> **SHORT TASK**
Print the listing below in its entirety, character for character.

> **DATA EXTRACT**
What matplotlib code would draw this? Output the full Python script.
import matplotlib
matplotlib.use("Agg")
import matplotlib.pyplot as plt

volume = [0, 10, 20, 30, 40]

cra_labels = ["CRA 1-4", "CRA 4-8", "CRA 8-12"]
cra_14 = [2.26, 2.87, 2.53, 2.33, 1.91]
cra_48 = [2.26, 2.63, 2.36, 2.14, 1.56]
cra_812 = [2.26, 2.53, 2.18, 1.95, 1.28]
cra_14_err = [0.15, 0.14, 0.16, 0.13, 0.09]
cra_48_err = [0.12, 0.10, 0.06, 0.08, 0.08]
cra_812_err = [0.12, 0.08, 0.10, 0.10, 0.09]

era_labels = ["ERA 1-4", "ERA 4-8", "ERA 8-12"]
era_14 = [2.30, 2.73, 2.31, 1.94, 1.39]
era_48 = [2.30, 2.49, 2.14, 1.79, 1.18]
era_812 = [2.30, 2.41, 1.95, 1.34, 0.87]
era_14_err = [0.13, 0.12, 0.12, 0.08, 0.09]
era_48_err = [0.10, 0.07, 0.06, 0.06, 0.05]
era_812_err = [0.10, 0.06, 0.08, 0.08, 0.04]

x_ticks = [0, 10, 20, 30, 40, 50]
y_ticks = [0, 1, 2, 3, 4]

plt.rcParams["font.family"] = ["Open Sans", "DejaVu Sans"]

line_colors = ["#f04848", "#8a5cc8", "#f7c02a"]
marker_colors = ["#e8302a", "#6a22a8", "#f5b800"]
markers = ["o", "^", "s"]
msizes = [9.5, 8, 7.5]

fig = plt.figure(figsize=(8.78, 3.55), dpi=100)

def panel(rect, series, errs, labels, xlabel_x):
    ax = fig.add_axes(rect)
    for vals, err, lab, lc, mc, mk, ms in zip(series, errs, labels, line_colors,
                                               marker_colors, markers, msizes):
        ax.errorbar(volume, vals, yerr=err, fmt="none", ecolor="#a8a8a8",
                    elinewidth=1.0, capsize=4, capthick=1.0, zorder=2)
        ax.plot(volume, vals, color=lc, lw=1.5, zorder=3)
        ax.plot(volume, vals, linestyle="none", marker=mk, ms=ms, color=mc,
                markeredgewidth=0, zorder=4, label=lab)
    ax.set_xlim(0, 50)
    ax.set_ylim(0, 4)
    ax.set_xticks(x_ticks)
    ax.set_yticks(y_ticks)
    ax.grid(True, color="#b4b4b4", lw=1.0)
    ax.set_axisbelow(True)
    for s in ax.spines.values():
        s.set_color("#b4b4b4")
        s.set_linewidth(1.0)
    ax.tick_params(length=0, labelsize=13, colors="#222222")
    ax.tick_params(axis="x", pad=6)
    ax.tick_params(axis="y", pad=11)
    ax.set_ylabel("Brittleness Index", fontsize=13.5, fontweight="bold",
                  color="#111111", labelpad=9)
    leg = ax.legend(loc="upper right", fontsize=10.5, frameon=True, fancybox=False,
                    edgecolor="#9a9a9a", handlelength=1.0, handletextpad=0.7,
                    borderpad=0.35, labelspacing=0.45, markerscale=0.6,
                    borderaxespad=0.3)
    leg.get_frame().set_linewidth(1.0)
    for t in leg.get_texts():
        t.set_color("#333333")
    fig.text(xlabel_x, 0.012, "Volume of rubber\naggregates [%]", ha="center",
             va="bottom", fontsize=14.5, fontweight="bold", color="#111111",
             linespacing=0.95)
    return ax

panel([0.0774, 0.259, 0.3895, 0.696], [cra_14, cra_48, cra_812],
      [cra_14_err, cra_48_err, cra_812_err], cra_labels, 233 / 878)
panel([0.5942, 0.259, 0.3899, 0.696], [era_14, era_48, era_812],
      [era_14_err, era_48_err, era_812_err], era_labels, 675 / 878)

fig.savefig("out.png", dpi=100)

> **WRITTEN RESPONSE**
What matplotlib code would draw this? Output the full Python script.
import matplotlib
matplotlib.use("Agg")
import matplotlib.pyplot as plt

volume = [0, 10, 20, 30, 40]

cra_labels = ["CRA 1-4", "CRA 4-8", "CRA 8-12"]
cra_14 = [2.26, 2.87, 2.53, 2.33, 1.91]
cra_48 = [2.26, 2.63, 2.36, 2.14, 1.56]
cra_812 = [2.26, 2.53, 2.18, 1.95, 1.28]
cra_14_err = [0.15, 0.14, 0.16, 0.13, 0.09]
cra_48_err = [0.12, 0.10, 0.06, 0.08, 0.08]
cra_812_err = [0.12, 0.08, 0.10, 0.10, 0.09]

era_labels = ["ERA 1-4", "ERA 4-8", "ERA 8-12"]
era_14 = [2.30, 2.73, 2.31, 1.94, 1.39]
era_48 = [2.30, 2.49, 2.14, 1.79, 1.18]
era_812 = [2.30, 2.41, 1.95, 1.34, 0.87]
era_14_err = [0.13, 0.12, 0.12, 0.08, 0.09]
era_48_err = [0.10, 0.07, 0.06, 0.06, 0.05]
era_812_err = [0.10, 0.06, 0.08, 0.08, 0.04]

x_ticks = [0, 10, 20, 30, 40, 50]
y_ticks = [0, 1, 2, 3, 4]

plt.rcParams["font.family"] = ["Open Sans", "DejaVu Sans"]

line_colors = ["#f04848", "#8a5cc8", "#f7c02a"]
marker_colors = ["#e8302a", "#6a22a8", "#f5b800"]
markers = ["o", "^", "s"]
msizes = [9.5, 8, 7.5]

fig = plt.figure(figsize=(8.78, 3.55), dpi=100)

def panel(rect, series, errs, labels, xlabel_x):
    ax = fig.add_axes(rect)
    for vals, err, lab, lc, mc, mk, ms in zip(series, errs, labels, line_colors,
                                               marker_colors, markers, msizes):
        ax.errorbar(volume, vals, yerr=err, fmt="none", ecolor="#a8a8a8",
                    elinewidth=1.0, capsize=4, capthick=1.0, zorder=2)
        ax.plot(volume, vals, color=lc, lw=1.5, zorder=3)
        ax.plot(volume, vals, linestyle="none", marker=mk, ms=ms, color=mc,
                markeredgewidth=0, zorder=4, label=lab)
    ax.set_xlim(0, 50)
    ax.set_ylim(0, 4)
    ax.set_xticks(x_ticks)
    ax.set_yticks(y_ticks)
    ax.grid(True, color="#b4b4b4", lw=1.0)
    ax.set_axisbelow(True)
    for s in ax.spines.values():
        s.set_color("#b4b4b4")
        s.set_linewidth(1.0)
    ax.tick_params(length=0, labelsize=13, colors="#222222")
    ax.tick_params(axis="x", pad=6)
    ax.tick_params(axis="y", pad=11)
    ax.set_ylabel("Brittleness Index", fontsize=13.5, fontweight="bold",
                  color="#111111", labelpad=9)
    leg = ax.legend(loc="upper right", fontsize=10.5, frameon=True, fancybox=False,
                    edgecolor="#9a9a9a", handlelength=1.0, handletextpad=0.7,
                    borderpad=0.35, labelspacing=0.45, markerscale=0.6,
                    borderaxespad=0.3)
    leg.get_frame().set_linewidth(1.0)
    for t in leg.get_texts():
        t.set_color("#333333")
    fig.text(xlabel_x, 0.012, "Volume of rubber\naggregates [%]", ha="center",
             va="bottom", fontsize=14.5, fontweight="bold", color="#111111",
             linespacing=0.95)
    return ax

panel([0.0774, 0.259, 0.3895, 0.696], [cra_14, cra_48, cra_812],
      [cra_14_err, cra_48_err, cra_812_err], cra_labels, 233 / 878)
panel([0.5942, 0.259, 0.3899, 0.696], [era_14, era_48, era_812],
      [era_14_err, era_48_err, era_812_err], era_labels, 675 / 878)

fig.savefig("out.png", dpi=100)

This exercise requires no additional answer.